TASK DETAILS:
Leave out all pictures. Return exactly the lines from the top of the material through the line containing "const yTicks = [-3, -2, -1, 0, 1, 2, 3];".

SOURCE EXCERPT:
+++++
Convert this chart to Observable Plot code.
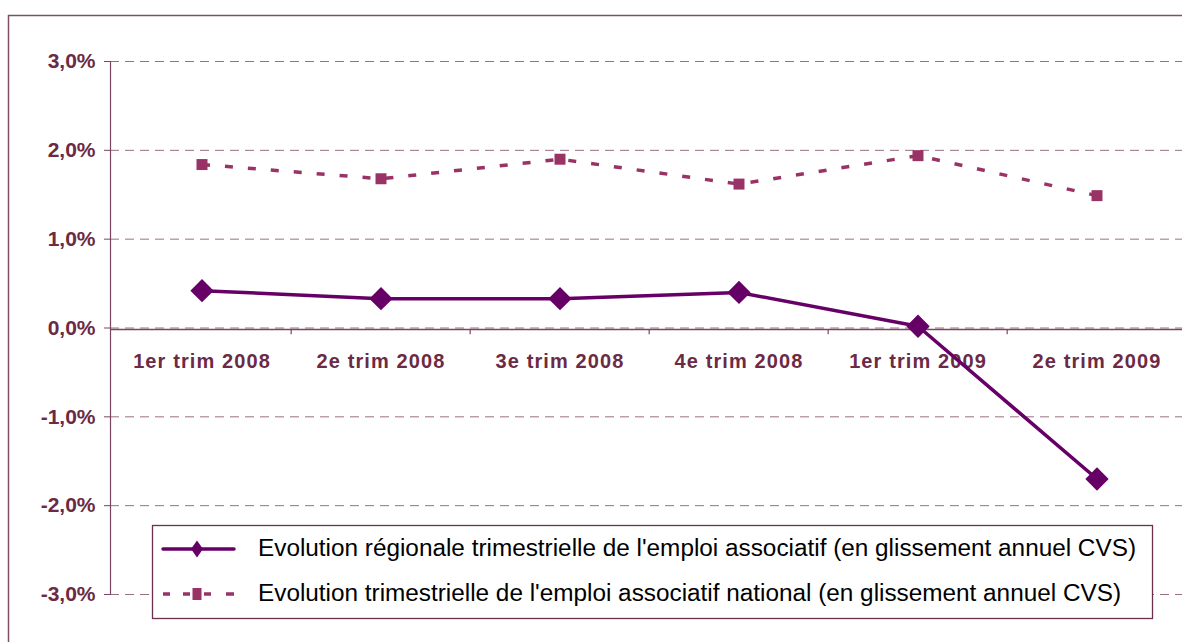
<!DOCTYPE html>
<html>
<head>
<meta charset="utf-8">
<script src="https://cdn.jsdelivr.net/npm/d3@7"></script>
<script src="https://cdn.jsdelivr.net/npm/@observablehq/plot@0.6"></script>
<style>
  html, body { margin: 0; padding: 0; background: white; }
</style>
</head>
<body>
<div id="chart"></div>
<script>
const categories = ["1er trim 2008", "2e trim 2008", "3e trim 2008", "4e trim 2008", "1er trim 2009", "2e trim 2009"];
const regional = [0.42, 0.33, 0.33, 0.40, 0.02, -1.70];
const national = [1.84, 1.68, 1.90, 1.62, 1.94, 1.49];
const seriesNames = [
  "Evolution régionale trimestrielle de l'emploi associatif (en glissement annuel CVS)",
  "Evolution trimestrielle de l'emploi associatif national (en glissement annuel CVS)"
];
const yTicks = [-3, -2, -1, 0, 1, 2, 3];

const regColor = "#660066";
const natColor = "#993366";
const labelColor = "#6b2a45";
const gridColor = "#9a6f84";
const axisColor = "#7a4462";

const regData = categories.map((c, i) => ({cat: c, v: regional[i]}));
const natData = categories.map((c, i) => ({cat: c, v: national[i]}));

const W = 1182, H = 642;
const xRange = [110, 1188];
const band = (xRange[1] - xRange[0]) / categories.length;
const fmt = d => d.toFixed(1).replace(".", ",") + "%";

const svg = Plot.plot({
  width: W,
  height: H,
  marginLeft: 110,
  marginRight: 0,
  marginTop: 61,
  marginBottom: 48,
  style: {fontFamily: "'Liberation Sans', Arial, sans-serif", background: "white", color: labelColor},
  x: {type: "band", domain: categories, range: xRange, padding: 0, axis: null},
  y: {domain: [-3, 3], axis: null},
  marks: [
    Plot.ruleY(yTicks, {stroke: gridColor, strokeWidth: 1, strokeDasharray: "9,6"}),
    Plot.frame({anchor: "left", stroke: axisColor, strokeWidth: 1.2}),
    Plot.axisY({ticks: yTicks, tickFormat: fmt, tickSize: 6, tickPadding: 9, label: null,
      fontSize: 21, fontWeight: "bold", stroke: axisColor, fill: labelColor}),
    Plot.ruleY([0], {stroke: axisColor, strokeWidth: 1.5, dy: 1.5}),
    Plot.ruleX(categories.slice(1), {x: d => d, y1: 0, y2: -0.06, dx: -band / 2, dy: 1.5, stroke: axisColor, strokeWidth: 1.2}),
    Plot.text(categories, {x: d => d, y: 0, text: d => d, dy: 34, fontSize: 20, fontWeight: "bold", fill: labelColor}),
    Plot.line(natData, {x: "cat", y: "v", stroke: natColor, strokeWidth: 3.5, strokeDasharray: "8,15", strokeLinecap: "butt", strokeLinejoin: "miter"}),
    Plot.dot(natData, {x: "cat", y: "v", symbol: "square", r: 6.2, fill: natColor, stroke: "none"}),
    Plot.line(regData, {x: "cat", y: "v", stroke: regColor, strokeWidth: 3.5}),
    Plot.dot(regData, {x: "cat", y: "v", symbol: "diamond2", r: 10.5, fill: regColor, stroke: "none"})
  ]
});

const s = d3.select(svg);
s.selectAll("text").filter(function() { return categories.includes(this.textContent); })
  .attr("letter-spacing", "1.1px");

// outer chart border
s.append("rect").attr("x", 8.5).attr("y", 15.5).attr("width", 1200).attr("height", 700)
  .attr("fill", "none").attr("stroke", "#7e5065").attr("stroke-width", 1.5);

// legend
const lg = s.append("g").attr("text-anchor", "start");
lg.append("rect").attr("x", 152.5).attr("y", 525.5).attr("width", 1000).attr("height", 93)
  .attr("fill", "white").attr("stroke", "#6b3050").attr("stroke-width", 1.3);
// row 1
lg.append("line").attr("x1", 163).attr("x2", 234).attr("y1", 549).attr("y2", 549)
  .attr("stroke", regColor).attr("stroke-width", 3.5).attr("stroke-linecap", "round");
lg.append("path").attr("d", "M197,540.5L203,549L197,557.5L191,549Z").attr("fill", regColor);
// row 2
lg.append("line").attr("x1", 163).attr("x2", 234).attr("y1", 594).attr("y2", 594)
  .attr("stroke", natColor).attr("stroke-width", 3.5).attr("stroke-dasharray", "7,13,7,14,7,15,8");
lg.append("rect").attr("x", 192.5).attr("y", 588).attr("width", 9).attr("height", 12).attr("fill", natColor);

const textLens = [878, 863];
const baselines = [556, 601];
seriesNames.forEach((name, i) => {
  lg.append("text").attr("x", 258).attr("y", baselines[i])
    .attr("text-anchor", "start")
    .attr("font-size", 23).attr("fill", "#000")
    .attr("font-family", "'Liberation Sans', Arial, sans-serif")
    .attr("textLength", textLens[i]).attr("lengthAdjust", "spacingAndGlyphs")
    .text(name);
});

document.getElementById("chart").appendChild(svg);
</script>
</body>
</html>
+++++
ANSWER FOR THIS EXERCISE:
Convert this chart to Observable Plot code.
<!DOCTYPE html>
<html>
<head>
<meta charset="utf-8">
<script src="https://cdn.jsdelivr.net/npm/d3@7"></script>
<script src="https://cdn.jsdelivr.net/npm/@observablehq/plot@0.6"></script>
<style>
  html, body { margin: 0; padding: 0; background: white; }
</style>
</head>
<body>
<div id="chart"></div>
<script>
const categories = ["1er trim 2008", "2e trim 2008", "3e trim 2008", "4e trim 2008", "1er trim 2009", "2e trim 2009"];
const regional = [0.42, 0.33, 0.33, 0.40, 0.02, -1.70];
const national = [1.84, 1.68, 1.90, 1.62, 1.94, 1.49];
const seriesNames = [
  "Evolution régionale trimestrielle de l'emploi associatif (en glissement annuel CVS)",
  "Evolution trimestrielle de l'emploi associatif national (en glissement annuel CVS)"
];
const yTicks = [-3, -2, -1, 0, 1, 2, 3];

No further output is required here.